Some people even walked out with a disgusted expression, and many others just whispered that they thought it was a strange dance. I remember leaving there in a numbed but very excited state... At first, I couldn't relate to the gaudy and earthy dance of the Ghawazee, but something had grabbed hold of me that I couldn't quite shake.

Of course this was the talk of the area for months. Dancers were at odds debating whether this was a credible dance or something to be quietly pushed under the rug. However, it was too late, a revolution was starting. Dancers wanted more information, more challenges to what they were taught, more expression, and wanted the delight of actually knowing the origins of a dance's particular style. I was one of them and fell helplessly in love with trying to learn the authentic reproductions of dances of Egypt and North Africa from the best teachers throughout my career. It was and still is to me an exhillirating love.

Aisha Ali was instrumental in introducing our naive dance world to the larger geography of the people whose dances we were trying to copy. Other major contributors to this whole reproducing stylizing and ethnocultural study were Leona Wood, from the Bay Area, Trish St. John, Malea, Katerina Bourda and Alexandria Parafina. They all made sacrifices to go to take classes diligently from Aisha Ali, travel to Egypt and Tunisia/Morocco to learn from the dancers themselves and unselflessly passed it along to others who were entranced with "The Birth of the Ghawazee". I take pride in the fact that I always studied riguoursly the origins and traditions of this new type of dancing and for many years carried forth with my dance troupe and my own dancing to continue the reproduction as authentically as possible.
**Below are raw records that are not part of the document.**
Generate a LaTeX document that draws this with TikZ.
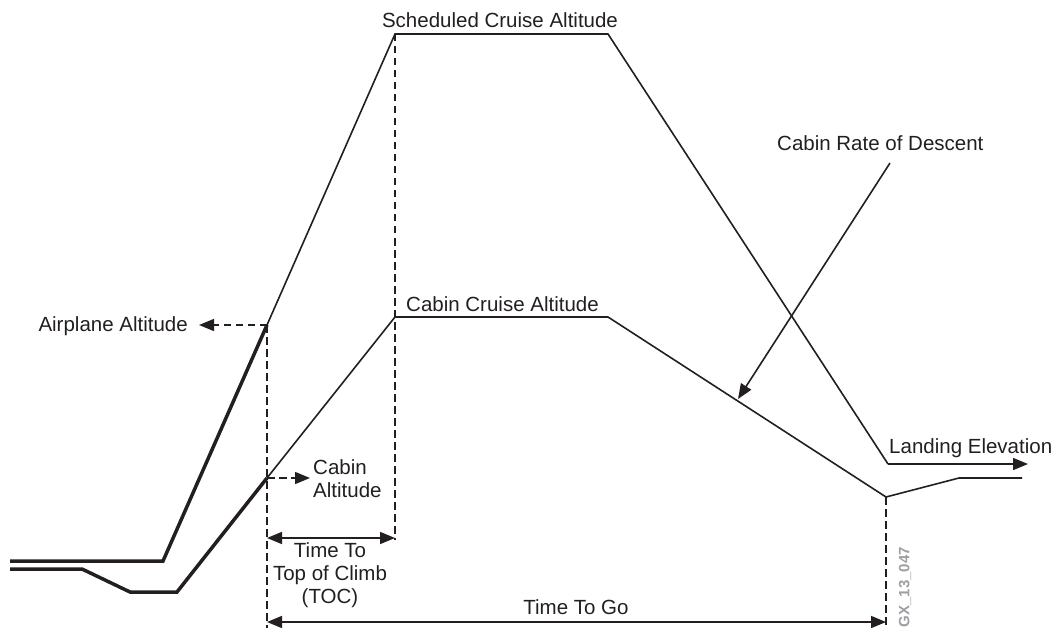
\documentclass[tikz,border=0pt]{standalone}
\usepackage{fontspec}
\setmainfont{Liberation Sans}
\usetikzlibrary{arrows.meta}
\definecolor{ink}{HTML}{231F20}
\definecolor{gxgray}{HTML}{9D9FA2}
\begin{document}
\begin{tikzpicture}[x=1pt,y=-1pt,
  thinline/.style={line width=1.6pt, draw=ink, line join=miter},
  thickline/.style={line width=3.5pt, draw=ink, line join=miter},
  guide/.style={line width=1.5pt, draw=ink, dash pattern=on 7.5pt off 4.5pt},
  tip/.style={-{Triangle[length=15pt,width=12pt]}},
  dtip/.style={{Triangle[length=15pt,width=12pt]}-{Triangle[length=15pt,width=12pt]}},
  lbl/.style={font=\fontsize{20.5}{23}\selectfont, text=ink, inner sep=0pt}]
\useasboundingbox (0,0) rectangle (1059,628);
% airplane altitude profile
\coordinate (a0) at (10,561);
\coordinate (a1) at (163,561);
\coordinate (a2) at (267,325);
\coordinate (a3) at (395,34);
\coordinate (a4) at (608,34);
\coordinate (a5) at (888,464);
\coordinate (a6) at (1028,464);
% cabin altitude profile
\coordinate (c0) at (10,569);
\coordinate (c1) at (82,569);
\coordinate (c2) at (130,592);
\coordinate (c3) at (177,592);
\coordinate (c4) at (267,478);
\coordinate (c5) at (395,317);
\coordinate (c6) at (608,317);
\coordinate (c7) at (886,497);
\coordinate (c8) at (959,478);
\coordinate (c9) at (1022,478);
% guide line ends
\coordinate (g1) at (267,628);
\coordinate (g2) at (395,540);
\coordinate (g3) at (886,628);
\coordinate (toc0) at (267,538);
\coordinate (toc1) at (395,538);
\coordinate (go0) at (267,622);
\coordinate (go1) at (886,622);
\coordinate (rd0) at (890,163);
\coordinate (rd1) at (738,399);

% labels
\node[lbl, anchor=base] (sca) at (500,28) {Scheduled Cruise Altitude};
\node[lbl, anchor=base west] (cca) at (406,311) {Cabin Cruise Altitude};
\node[lbl, anchor=base east] (aal) at (188,331) {Airplane Altitude};
\node[lbl, anchor=north west, align=left] (cal) at (313,459) {Cabin\\Altitude};
\node[lbl, anchor=north, align=center] (toc) at (330,542) {Time To\\Top of Climb\\(TOC)};
\node[lbl, anchor=base] (ttg) at (576,614) {Time To Go};
\node[lbl, anchor=base west] (lel) at (889,453) {Landing Elevation};
\node[lbl, anchor=base west] (crd) at (777,151) {Cabin Rate of Descent};
\node[rotate=90, inner sep=0pt, text=gxgray, font=\fontsize{15}{17}\selectfont\bfseries] (gx) at (905,587) {GX\_13\_047};

% guides
\draw[guide] (a2) -- (g1);
\draw[guide] (a3) -- (g2);
\draw[guide] (c7) -- (g3);

% profiles
\draw[thickline] (a0) -- (a1) -- (a2);
\draw[thinline] (a2) -- (a3) -- (a4) -- (a5);
\draw[thinline, tip] (a5) -- (a6);
\draw[thickline] (c0) -- (c1) -- (c2) -- (c3) -- (c4);
\draw[thinline] (c4) -- (c5) -- (c6) -- (c7) -- (c8) -- (c9);

% pointers
\draw[guide, tip, shorten >=11pt] (a2) -- (a2 -| aal.east);
\draw[guide, tip, shorten >=3pt] (c4) -- (c4 -| cal.west);
\draw[thinline, tip] (rd0) -- (rd1);
\draw[thinline, dtip] (toc0) -- (toc1);
\draw[thinline, dtip] (go0) -- (go1);
\end{tikzpicture}
\end{document}
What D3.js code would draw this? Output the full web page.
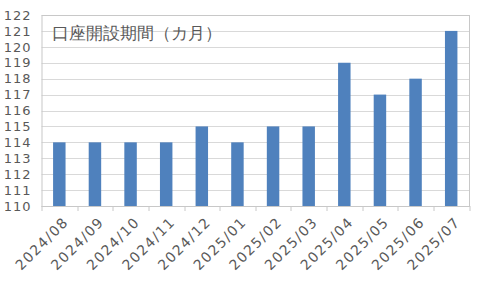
<!DOCTYPE html>
<html>
<head>
<meta charset="utf-8">
<script src="https://cdn.jsdelivr.net/npm/d3@7"></script>
<style>
  body { margin: 0; background: #fff; }
  text { font-family: "DejaVu Sans", sans-serif; fill: #595959; }
</style>
</head>
<body>
<div id="chart-area"></div>
<script>
const WIDTH = 480;
const HEIGHT = 288;

// data
const months = ["2024/08", "2024/09", "2024/10", "2024/11", "2024/12", "2025/01",
  "2025/02", "2025/03", "2025/04", "2025/05", "2025/06", "2025/07"];
const values = [114, 114, 114, 114, 115, 114, 115, 115, 119, 117, 118, 121];
const yTicks = [110, 111, 112, 113, 114, 115, 116, 117, 118, 119, 120, 121, 122];
const title = "口座開設期間（カ月）";

const margin = {top: 15, right: 11, bottom: 82, left: 41.5};
const graphWidth = WIDTH - margin.left - margin.right;
const graphHeight = HEIGHT - margin.top - margin.bottom;

const svg = d3.select("#chart-area").append("svg")
  .attr("width", WIDTH)
  .attr("height", HEIGHT);

const graph = svg.append("g")
  .attr("transform", `translate(${margin.left}, ${margin.top})`);

// scales
const x = d3.scaleBand()
  .domain(months)
  .range([0, graphWidth])
  .paddingInner(0.65)
  .paddingOuter(0.325);

const y = d3.scaleLinear()
  .domain([110, 122])
  .range([graphHeight, 0]);

// gridlines
graph.append("g")
  .selectAll("line")
  .data(yTicks)
  .enter().append("line")
    .attr("x1", 0)
    .attr("x2", graphWidth)
    .attr("y1", d => Math.round(y(d)) + 0.5)
    .attr("y2", d => Math.round(y(d)) + 0.5)
    .attr("stroke", "#d9d9d9");

// plot border
graph.append("rect")
  .attr("x", 0.5)
  .attr("y", 0.5)
  .attr("width", graphWidth)
  .attr("height", graphHeight)
  .attr("fill", "none")
  .attr("stroke", "#c8c8c8");

// bars
graph.selectAll("rect.bar").data(values)
  .enter().append("rect")
    .attr("class", "bar")
    .attr("x", (d, i) => x(months[i]))
    .attr("width", x.bandwidth())
    .attr("y", d => y(d))
    .attr("height", d => graphHeight - y(d))
    .attr("fill", "#4f81bd");

// x axis: ticks between categories
const xAxisGroup = graph.append("g")
  .attr("transform", `translate(0, ${graphHeight})`);
const step = x.step();
xAxisGroup.selectAll("line.tick")
  .data(d3.range(months.length + 1))
  .enter().append("line")
    .attr("x1", i => Math.round(i * step) + 0.5)
    .attr("x2", i => Math.round(i * step) + 0.5)
    .attr("y1", 0)
    .attr("y2", 5)
    .attr("stroke", "#c8c8c8");

xAxisGroup.selectAll("text")
  .data(months)
  .enter().append("text")
    .attr("transform", d => `translate(${x(d) + x.bandwidth() / 2 + 3}, 10) rotate(-45)`)
    .attr("text-anchor", "end")
    .attr("dy", "0.7em")
    .attr("font-size", "14px")
    .attr("letter-spacing", "1.4px")
    .text(d => d);

// y axis labels
graph.append("g")
  .selectAll("text")
  .data(yTicks)
  .enter().append("text")
    .attr("x", -10)
    .attr("y", d => y(d))
    .attr("dy", "0.36em")
    .attr("text-anchor", "end")
    .attr("font-size", "13px")
    .attr("letter-spacing", "1px")
    .text(d => d);

// title inside plot
graph.append("text")
  .attr("x", 10)
  .attr("y", 24)
  .attr("font-size", "17px")
  .attr("font-family", "'Noto Sans CJK JP', sans-serif")
  .text(title);
</script>
</body>
</html>
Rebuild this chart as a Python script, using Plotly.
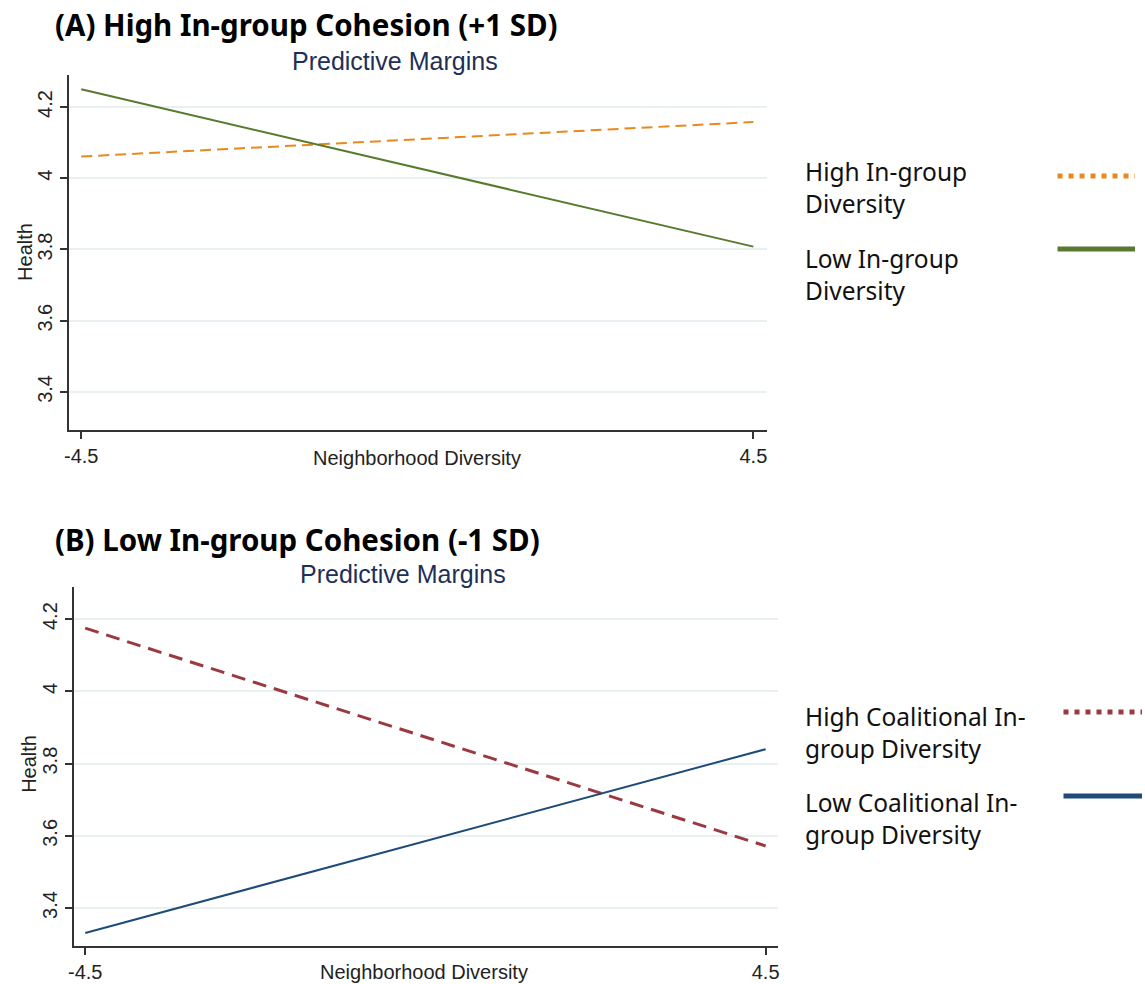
import plotly.graph_objects as go

# ---- data ----
x_vals = [-4.5, 4.5]
x_ticks = [-4.5, 4.5]
x_ticklabels = ["-4.5", "4.5"]
y_ticks = [3.4, 3.6, 3.8, 4.0, 4.2]
y_ticklabels = ["3.4", "3.6", "3.8", "4", "4.2"]

top_high = [4.061, 4.158]   # High In-group Diversity
top_low = [4.250, 3.808]    # Low In-group Diversity
bot_high = [4.175, 3.572]   # High Coalitional In-group Diversity
bot_low = [3.331, 3.840]    # Low Coalitional In-group Diversity

ORANGE = "#E8891E"
GREEN = "#587A2E"
RED = "#9A3A40"
BLUE = "#1F4B78"
GRID = "#E8F0F2"
AX = "#333333"

W, H = 1145, 984

def px_x(p):
    return p / W

def px_y(p):
    return 1 - p / H

fig = go.Figure()

fig.add_trace(go.Scatter(x=x_vals, y=top_high, mode="lines", xaxis="x", yaxis="y",
                         line=dict(color=ORANGE, width=2, dash="11px,6px"), showlegend=False))
fig.add_trace(go.Scatter(x=x_vals, y=top_low, mode="lines", xaxis="x", yaxis="y",
                         line=dict(color=GREEN, width=2), showlegend=False))
fig.add_trace(go.Scatter(x=x_vals, y=bot_high, mode="lines", xaxis="x2", yaxis="y2",
                         line=dict(color=RED, width=3, dash="14px,8px"), showlegend=False))
fig.add_trace(go.Scatter(x=x_vals, y=bot_low, mode="lines", xaxis="x2", yaxis="y2",
                         line=dict(color=BLUE, width=2), showlegend=False))

axis_font = dict(family="Liberation Sans, Arial", size=20, color="#222222")

xcommon = dict(tickvals=x_ticks, ticktext=x_ticklabels, showgrid=False, zeroline=False,
               showline=True, linecolor=AX, linewidth=1.5, ticks="outside", ticklen=7,
               tickcolor=AX, tickwidth=1.5, tickfont=axis_font)
ycommon = dict(tickvals=y_ticks, ticktext=y_ticklabels, showgrid=True, gridcolor=GRID, gridwidth=1.5,
               zeroline=False, showline=True, linecolor=AX, linewidth=1.5, ticks="outside",
               ticklen=7, tickcolor=AX, tickwidth=1.5, tickfont=axis_font, tickangle=-90)

fig.update_layout(
    width=W, height=H,
    margin=dict(l=0, r=0, t=0, b=0),
    paper_bgcolor="white", plot_bgcolor="white",
    xaxis=dict(domain=[px_x(63), px_x(766)], range=[-4.669, 4.687], anchor="y", **xcommon),
    yaxis=dict(domain=[px_y(430), px_y(75)], range=[3.293, 4.290], anchor="x", **ycommon),
    xaxis2=dict(domain=[px_x(68), px_x(777)], range=[-4.654, 4.667], anchor="y2", **xcommon),
    yaxis2=dict(domain=[px_y(946), px_y(587)], range=[3.295, 4.289], anchor="x2", **ycommon),
)

ann = []
title_font = dict(family="Noto Sans, Open Sans", size=29.5, color="black")
ann.append(dict(text="<b>(A) High In-group Cohesion (+1 SD)</b>", x=px_x(47), y=px_y(24),
                xanchor="left", yanchor="middle", font=title_font))
ann.append(dict(text="<b>(B) Low In-group Cohesion (-1 SD)</b>", x=px_x(47), y=px_y(539),
                xanchor="left", yanchor="middle", font=title_font))
sub_font = dict(family="Liberation Sans, Arial", size=25, color="#1F2F57")
ann.append(dict(text="Predictive Margins", x=px_x(391), y=px_y(61), xanchor="center",
                yanchor="middle", font=sub_font))
ann.append(dict(text="Predictive Margins", x=px_x(399), y=px_y(574), xanchor="center",
                yanchor="middle", font=sub_font))
# axis titles
ann.append(dict(text="Neighborhood Diversity", x=px_x(414), y=px_y(458), xanchor="center",
                yanchor="middle", font=axis_font))
ann.append(dict(text="Neighborhood Diversity", x=px_x(421), y=px_y(972), xanchor="center",
                yanchor="middle", font=axis_font))
ann.append(dict(text="Health", x=px_x(19), y=px_y(252), xanchor="center", yanchor="middle",
                textangle=-90, font=axis_font))
ann.append(dict(text="Health", x=px_x(23), y=px_y(764), xanchor="center", yanchor="middle",
                textangle=-90, font=axis_font))
# legends
leg_font = dict(family="Noto Sans, Open Sans", size=24.5, color="#111111")
for txt, yc in [("High In-group<br>Diversity", 187), ("Low In-group<br>Diversity", 274),
                ("High Coalitional In-<br>group Diversity", 732), ("Low Coalitional In-<br>group Diversity", 818)]:
    ann.append(dict(text=txt, x=px_x(802), y=px_y(yc), xanchor="left", yanchor="middle",
                    align="left", font=leg_font))
for a in ann:
    a.update(xref="paper", yref="paper", showarrow=False)
fig.update_layout(annotations=ann)

shapes = [
    dict(x0=px_x(1058), x1=px_x(1136), y0=px_y(176), y1=px_y(176), line=dict(color=ORANGE, width=5, dash="5px,6px")),
    dict(x0=px_x(1058), x1=px_x(1136), y0=px_y(249), y1=px_y(249), line=dict(color=GREEN, width=5)),
    dict(x0=px_x(1064), x1=px_x(1143), y0=px_y(712), y1=px_y(712), line=dict(color=RED, width=5, dash="5px,6px")),
    dict(x0=px_x(1064), x1=px_x(1143), y0=px_y(796), y1=px_y(796), line=dict(color=BLUE, width=5)),
]
for s in shapes:
    s.update(type="line", xref="paper", yref="paper")
fig.update_layout(shapes=shapes)

fig.write_html("out.html", config={"displayModeBar": False},
               post_script="document.body.style.margin='0px';document.body.style.overflow='hidden';")
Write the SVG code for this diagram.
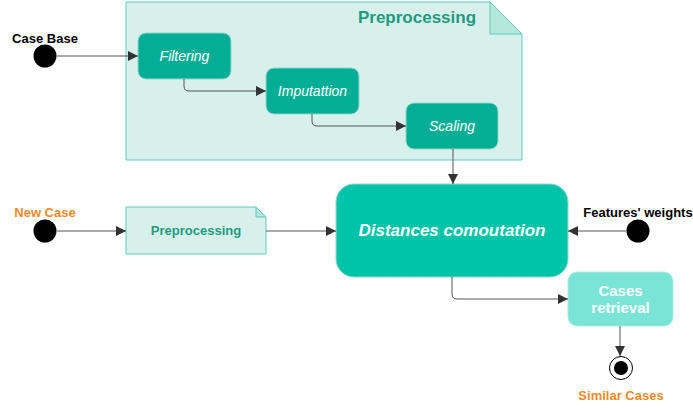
<svg xmlns="http://www.w3.org/2000/svg" width="693" height="409" viewBox="0 0 693 409">
<style>
text{font-family:"Liberation Sans",Arial,sans-serif}
.step{fill:#04ae96;stroke:#8fd9cb;stroke-width:1}
.stept{fill:#fff;font-size:14px;font-style:italic;text-anchor:middle}
.note{fill:#d7f0ec;stroke:#5fcbb9;stroke-width:1}
.fold{fill:#b4e8df;stroke:#5fcbb9;stroke-width:1}
.lbl{font-size:13px;font-weight:bold;text-anchor:middle}
.big{font-size:15px}
.c{fill:none;stroke:#555;stroke-width:1}
</style>
<defs>
<marker id="ah" viewBox="0 0 10 10" refX="10" refY="5" markerWidth="12" markerHeight="10" markerUnits="userSpaceOnUse" orient="auto">
<path d="M0,0L10,5L0,10z" fill="#333"/>
</marker>
</defs>
<g id="preprocessing-group">
<path class="note" d="M126,2H490L522,34V160H126Z"/>
<path class="fold" d="M490,2V34H522Z"/>
<text x="417" y="23" font-size="17" font-weight="bold" fill="#1e9c80" text-anchor="middle">Preprocessing</text>
</g>
<g id="filtering"><rect class="step" x="138" y="33" width="93" height="46" rx="8"/><text class="stept" x="184.5" y="61">Filtering</text></g>
<g id="imputation"><rect class="step" x="266" y="68" width="93" height="46" rx="8"/><text class="stept" x="312.5" y="96">Imputattion</text></g>
<g id="scaling"><rect class="step" x="406" y="103" width="92" height="46" rx="8"/><text class="stept" x="452" y="131">Scaling</text></g>
<g id="case-base"><circle cx="45" cy="56" r="11.5" fill="#000"/><text class="lbl" x="45" y="43" fill="#000">Case Base</text></g>
<g id="new-case"><circle cx="45" cy="231" r="11.5" fill="#000"/><text class="lbl" x="45" y="217" fill="#ef8a2a">New Case</text></g>
<g id="preprocessing-small">
<path class="note" d="M126,207H256L266,217V254H126Z"/>
<path class="fold" d="M256,207V217H266Z"/>
<text class="lbl" x="196" y="235" fill="#1e9c80">Preprocessing</text>
</g>
<g id="distances"><rect x="336" y="184" width="232" height="93" rx="18" fill="#00c4a7" stroke="#8fd9cb" stroke-width="1"/><text x="452" y="236" font-size="17" font-weight="bold" font-style="italic" fill="#fff" text-anchor="middle">Distances comoutation</text></g>
<g id="features-weights"><circle cx="638" cy="231" r="11.5" fill="#000"/><text class="lbl" x="638" y="217" fill="#000">Features' weights</text></g>
<g id="cases-retrieval"><rect x="568" y="272" width="105" height="54" rx="9" fill="#7ae5d6" stroke="#a9ece2" stroke-width="1"/><text class="lbl big" x="620.5" y="295.5" fill="#fff">Cases</text><text class="lbl big" x="620.5" y="312.5" fill="#fff">retrieval</text></g>
<g id="similar-cases"><circle cx="621" cy="368" r="11.5" fill="#fff" stroke="#000" stroke-width="1"/><circle cx="621" cy="368" r="7" fill="#000"/><text class="lbl" x="621" y="400" fill="#ef8a2a">Similar Cases</text></g>
<g id="connectors">
<path class="c" d="M57,56H138" marker-end="url(#ah)"/>
<path class="c" d="M184,79V86Q184,91 189,91H266" marker-end="url(#ah)"/>
<path class="c" d="M312,114V121Q312,126 317,126H406" marker-end="url(#ah)"/>
<path class="c" d="M453,149V184" marker-end="url(#ah)"/>
<path class="c" d="M57,231H126" marker-end="url(#ah)"/>
<path class="c" d="M266,231H336" marker-end="url(#ah)"/>
<path class="c" d="M626,231H568" marker-end="url(#ah)"/>
<path class="c" d="M452,277V294Q452,299 457,299H568" marker-end="url(#ah)"/>
<path class="c" d="M620,326V356" marker-end="url(#ah)"/>
</g>
</svg>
Unfortunatley a little knowledge can go a long way, (the wrong way...) and we became over saturated with dancers who did not take the time to distinguish between the music, stylizing, or traditions of each dance they tried to replicate.

Instead we began to also see a form of bastardization and a "mish-mash", in which people would learn a few steps from any of these traditions, put on caftans, 19th century Ghawazee/Ottoman Turkish coats and dance a mixture of Beledi, Bay Area Stylizing and whatever else they could think of and mix it together. It was creative, not factual. It was like dancing with Armenian 6/8 rhythm, dressed in an Ottoman Turkmen coat, with movements befitting Egyptian Beledi. But there were the purists, and so today we are lucky to have the actual knowledge of these dance forms, costumes, tribal cultures and music, which is now disappearing from its source.

California is known for her earthquakes, but this was a "dance-quake" that woke up a generation of dancers from being satisfied with cookie-cutter performances to a new era for the dance world.